As a project participant, you will be involved in many aspects of research:
DNA and Evolution. You’ll help set up, monitor, and remove finches from mist nets. You’ll play finch songs on iPods to attract birds to the nets. You’ll also examine the evolutionary response of the finches to Philornis and other selective pressures by measuring changes in their physical shape and genetics.
Bird Song. You’ll help record the number of times a male finch sings at his display nest (males usually build several nests in their territories to attract females, and use the best as their display nest). We will train you to make high-quality recordings and show you how we will analyze them to compare songs between species, habitats, and islands.
Monitoring finch nests. You’ll help to search for nests, using a GPS unit to mark nest positions, checking nests for finch activity, and collecting and disassembling used nests to count the parasite larvae and pupae. You’ll also record finch behavior at nests, such as singing, mate guarding, egg incubating, nestling feeding, and activity by finch predators.
Surveying bird populations. As part of a land-bird monitoring program in partnership with Galapagos National Park, you’ll help researchers record bird activity at various points on the islands. You’ll help find birds and record location, weather, and other observational data. You may also record the bird song at these points to facilitate comparisons of song dialect.
With your help, we can increase our annual monitoring efforts of finch populations across islands to keep close track of how their populations are faring as we implement control programs for Philornis. Your work will help save Darwin’s finches from extinction: birds that have provided humankind with transformative insights about evolutionary processes and dynamics, and that are still the best animals from which to learn about how vertebrates evolve in the wild.
Meet the Scientists

Prof. Sonia Kleindorfer
Prof.
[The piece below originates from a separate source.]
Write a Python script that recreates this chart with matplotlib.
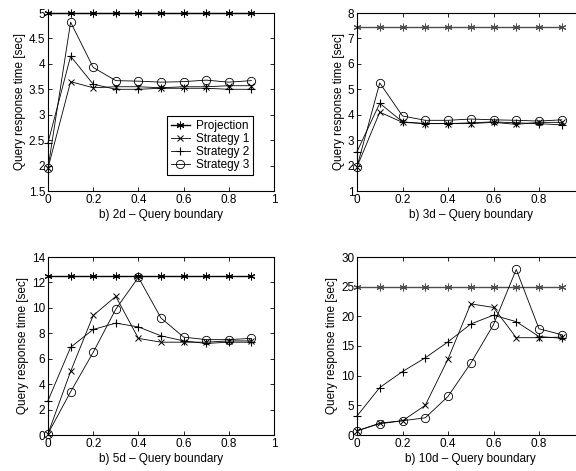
import numpy as np
import matplotlib
matplotlib.use('Agg')
from matplotlib import pyplot as plt

plt.rcParams['font.family'] = ['Liberation Sans', 'DejaVu Sans']
plt.rcParams['font.size'] = 8

x = [0, 0.1, 0.2, 0.3, 0.4, 0.5, 0.6, 0.7, 0.8, 0.9]

# 2d
proj_2d = [5, 5, 5, 5, 5, 5, 5, 5, 5, 5]
s1_2d = [1.95, 3.65, 3.53, 3.55, 3.55, 3.53, 3.55, 3.55, 3.57, 3.57]
s2_2d = [2.45, 4.15, 3.6, 3.5, 3.5, 3.52, 3.52, 3.52, 3.5, 3.5]
s3_2d = [1.95, 4.82, 3.93, 3.67, 3.66, 3.64, 3.65, 3.68, 3.64, 3.67]

# 3d
proj_3d = [7.45] * 10
s1_3d = [1.95, 4.1, 3.7, 3.65, 3.65, 3.65, 3.7, 3.62, 3.7, 3.7]
s2_3d = [2.55, 4.45, 3.72, 3.65, 3.65, 3.68, 3.72, 3.68, 3.65, 3.6]
s3_3d = [1.95, 5.25, 3.95, 3.78, 3.78, 3.83, 3.8, 3.78, 3.75, 3.8]

# 5d
proj_5d = [12.5] * 10
s1_5d = [0.1, 5.0, 9.4, 10.9, 7.6, 7.3, 7.3, 7.3, 7.4, 7.4]
s2_5d = [2.7, 6.9, 8.3, 8.8, 8.5, 7.8, 7.4, 7.2, 7.3, 7.3]
s3_5d = [0.1, 3.4, 6.5, 9.9, 12.4, 9.2, 7.7, 7.5, 7.5, 7.6]

# 10d
proj_10d = [24.9] * 10
s1_10d = [0.7, 2.0, 2.4, 5.0, 12.8, 22.1, 21.5, 16.4, 16.4, 16.5]
s2_10d = [3.2, 8.0, 10.7, 13.0, 15.7, 18.7, 20.2, 19.1, 16.6, 16.3]
s3_10d = [0.7, 1.9, 2.4, 2.9, 6.5, 12.1, 18.6, 27.9, 17.9, 16.9]

xticks = [0, 0.2, 0.4, 0.6, 0.8, 1]
labels = ['Projection', 'Strategy 1', 'Strategy 2', 'Strategy 3']

panels = [
    ([48, 13, 274, 191], proj_2d, s1_2d, s2_2d, s3_2d, (1.5, 5), np.arange(1.5, 5.01, 0.5), '2d', 'k'),
    ([357, 13, 584.5, 191], proj_3d, s1_3d, s2_3d, s3_3d, (1, 8), np.arange(1, 8.01, 1), '3d', '0.3'),
    ([48, 257, 274, 435], proj_5d, s1_5d, s2_5d, s3_5d, (0, 14), np.arange(0, 14.01, 2), '5d', 'k'),
    ([357, 257, 584.5, 435], proj_10d, s1_10d, s2_10d, s3_10d, (0, 30), np.arange(0, 30.01, 5), '10d', '0.3'),
]

W, H = 576, 471
fig = plt.figure(figsize=(W / 100, H / 100), dpi=100)
star = (6, 2, 0)

for box, p, a, b, c, ylim, yt, name, pcol in panels:
    l, t, r, btm = box
    ax = fig.add_axes([l / W, 1 - btm / H, (r - l) / W, (btm - t) / H])
    ax.plot(x, p, '-', marker=star, color=pcol, lw=1.0, ms=5.5, mew=0.75, clip_on=False)
    ax.plot(x, a, '-x', color='k', lw=0.6, ms=4, mew=0.7, clip_on=False)
    ax.plot(x, b, '-+', color='k', lw=0.6, ms=6, mew=0.8, clip_on=False)
    ax.plot(x, c, '-o', color='k', lw=0.6, ms=6, mfc='none', mew=0.6, clip_on=False)
    ax.set_xlim(0, 1)
    ax.set_ylim(*ylim)
    ax.set_xticks(xticks)
    # right-hand panels run past the figure edge, so the last label is not shown
    xl = ['%g' % v for v in xticks]
    if r > W:
        xl[-1] = ''
    ax.set_xticklabels(xl)
    ax.set_yticks(yt)
    ax.set_yticklabels(['%g' % v for v in yt])
    ax.tick_params(direction='in', top=True, right=True, length=3, width=0.6, pad=2, labelsize=8.5)
    for s in ax.spines.values():
        s.set_linewidth(0.8)
    ax.set_xlabel('b) ' + name + ' \u2013 Query boundary', fontsize=8.5, labelpad=2)
    ax.set_ylabel('Query response time [sec]', fontsize=8.5, labelpad=2)
    if name == '2d':
        leg = ax.legend(labels, loc='lower right', bbox_to_anchor=(0.905, 0.09), fontsize=8.5,
                        fancybox=False, framealpha=1, edgecolor='k', borderpad=0.3,
                        labelspacing=0.1, handlelength=1.6, handletextpad=0.5, borderaxespad=0)
        leg.get_frame().set_linewidth(0.8)

plt.savefig('out.png', dpi=100)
Sonia Kleindorfer is an ornithologist with expertise in behavioral ecology and evolutionary ecology. She studied at the University of Pennsylvania, University of Vienna, and the University of Washington School of Medicine. She is the scientific director of the Flinders Research Centre for Climate Adaptation and Animal Behaviour and the head of department for Animal Behaviour at Flinders University.

Dr. Jeremy Robertson
Dr. Jeremy Robertson is a specialist in bioacoustics, and is also a Senior Lecturer at Flinders University. He did his Honours degree at Aberdeen University, Scotland and completed his Ph.D. some thirty years ago at the Australian National University, focusing on the role of acoustics in female mate choice and male competition for access to females in frogs. He has since worked on song in a variety of birds, and with Darwin’s finches specifically since 2004. Together with Prof. Kleindorfer, he has supervised several Ph.D.s that serve as the basis of this Earthwatch project.

Dr. Jody O'Connor
Dr. Jody O’Connor has a Ph.D. in conservation biology from Flinders University, South Australia. Jody implemented the video monitoring of Darwin’s finch nests and documented the massive in-nest mortality patterns caused by Philornis downsi. Because of Jody’s work on population dynamics, the International Union for Conservation of Nature recognizes the medium tree finch found only on Floreana Island as critically endangered.